What do you think of educational software publishers selling directly to schools?
And as a retailer, do you, by any chance, sell on your range of software to schools?
Traditionally speaking, if there is anything guaranteed to get the hackles of most retailers rising it's the thought that they are being cut out of the sales and distribution chain.
However, there are signs that retailers in the second half of this decade are not losing so much sleep over being occasionally bypassed for as WH Smith's Suzanne Egleton says: "Selling direct to schools is a small threat to retailers.
It can, however, work the other way, as it can encourage kids to buy titles if they have seen them at school. It is the suppliers that gain in the long run on this approach."

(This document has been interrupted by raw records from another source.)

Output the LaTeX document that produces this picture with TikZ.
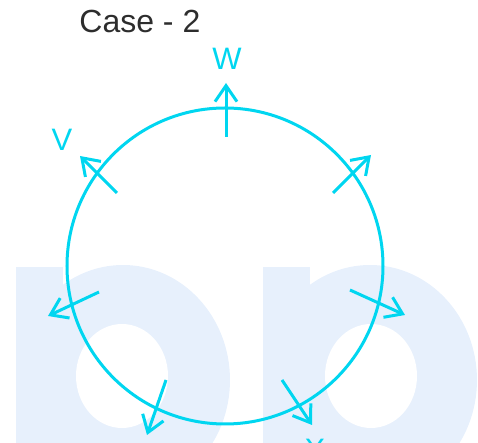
\documentclass[tikz,border=0pt]{standalone}
\usepackage{fontspec}
\setmainfont{Liberation Sans}
\usepackage{tikz}
\usetikzlibrary{arrows.meta,positioning}
\usepackage{xcolor}
\definecolor{casecyan}{RGB}{0,214,240}
\definecolor{casetext}{RGB}{45,45,45}
\definecolor{markblue}{RGB}{231,240,252}
\tikzstyle{force} = [line width=1.5pt,->,>={Straight Barb[length=8pt,width=11pt]},color=casecyan]
\tikzstyle{ring} = [circle, draw=casecyan, line width=1.5pt, minimum size=158pt, inner sep=0pt]
\tikzstyle{forcelabel} = [text=casecyan, font=\fontsize{15.5}{18}\selectfont, inner sep=0pt, anchor=base]

\begin{document}
\begin{tikzpicture}[x=0.5pt, y=-0.5pt]
\useasboundingbox (0,0) rectangle (478,443);
% background mark
\fill[markblue] (16,267) rectangle (63,460);
\fill[markblue] (123,380) ellipse [x radius=53.5pt, y radius=57.5pt];
\fill[white] (122,376) ellipse [x radius=23pt, y radius=26pt];
\fill[markblue] (263,267) rectangle (310,460);
\fill[markblue] (370,380) ellipse [x radius=53.5pt, y radius=57.5pt];
\fill[white] (371,376) ellipse [x radius=23pt, y radius=26pt];

% title
\node (title) [anchor=base west, inner sep=0pt, text=casetext, font=\fontsize{16}{19}\selectfont] at (79,33) {Case - 2};

% wheel
\node (wheel) [ring] at (225,266) {};

% forces
\coordinate (wtail) at (226,137);
\coordinate (whead) at (226,83);
\coordinate (vtail) at (117,193);
\coordinate (vhead) at (80,156);
\coordinate (netail) at (333,193);
\coordinate (nehead) at (371,155);
\coordinate (etail) at (350,290);
\coordinate (ehead) at (405,315);
\coordinate (wltail) at (99,292);
\coordinate (wlhead) at (48,316);
\coordinate (sltail) at (166,380);
\coordinate (slhead) at (147,435);
\coordinate (xtail) at (282,380);
\coordinate (xhead) at (312,425);

\draw[force] (wtail) -- (whead);
\draw[force] (vtail) -- (vhead);
\draw[force] (netail) -- (nehead);
\draw[force] (etail) -- (ehead);
\draw[force] (wltail) -- (wlhead);
\draw[force] (sltail) -- (slhead);
\draw[force] (xtail) -- (xhead);

% labels
\node (wlabel) [forcelabel] at (227,70) {W};
\node (vlabel) [forcelabel] at (62,151) {V};
\node (xlabel) [forcelabel] at (315,461) {X};
\end{tikzpicture}
\end{document}
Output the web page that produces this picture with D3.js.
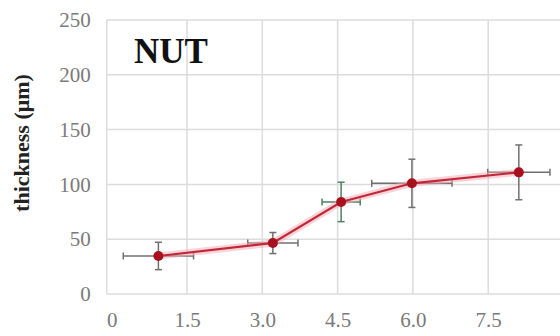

There are those lucky retailers who have managed to bite off a chunk of the action concerning school sales. Ian Ramsden Morris of Hammicks is in no doubt that selling to schools is "very important; and it adds to the range of services that Hammicks offers." 5-12's Clyde Hunter was prepared to tell me that school sales for his company already count for a signficant 20%. Encouraged by these sort of figures, other retailers who participated in our feature made it plain that they were beginning, or at least planning, to jump off the fence and wade into the direct sales battle.
Granada is a case in point. Their representative, Mike Noble, said "we have not actively promoted software into the education sector at this stage, although plans are in place to do so."